Many people expect Norway's climate to be bitterly cold. The latitude of the country certainly suggests this would be true. The Arctic Circle cuts through Norway about halfway up the length of the country.
Oslo lies in the southern part of the country but is at the same latitude as Anchorage, Alaska. Hammerfest, on the northern tip of the Norwegian mainland, is the world's most northerly town. Still, the climate of cities along the Norwegian coast is much milder than might be expected at such northerly latitudes, even during midwinter, because of the warming effect of the Gulf Stream.
Summer in the southern part of the country can last from early May to late August or, in a bad year, for only a week in late June. There are about 20 hours of daylight during June and July in Oslo. (Note: In northern Norway, the midnight sun shines for nearly two months during this period!) Summer days rarely get warmer than 80 F and can be quite cool in the 50s and 60s.

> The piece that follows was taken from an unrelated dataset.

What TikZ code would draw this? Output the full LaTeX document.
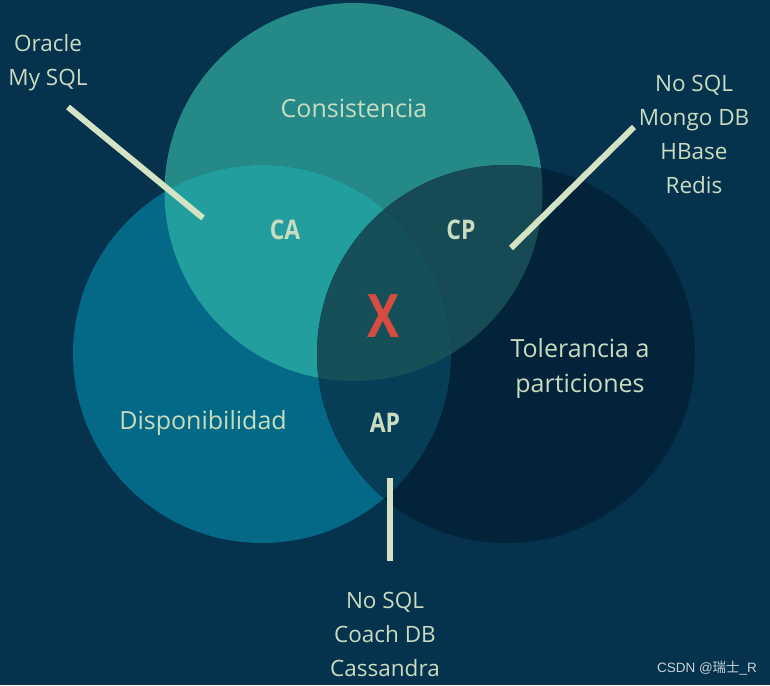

Winter brings only about six hours of daylight in Oslo and none in areas north of the Arctic Circle. Snow brightens the landscape considerably, even during the shortest days. However, some people find the darkness oppressive. Norwegians seem to have found numerous ways to combat the depression of winter such as utilizing the many (often lit) cross-country trails and downhill slopes within the Oslo city limits or keeping things cozy and bright inside, using lots of candlelight for cheer and warmth.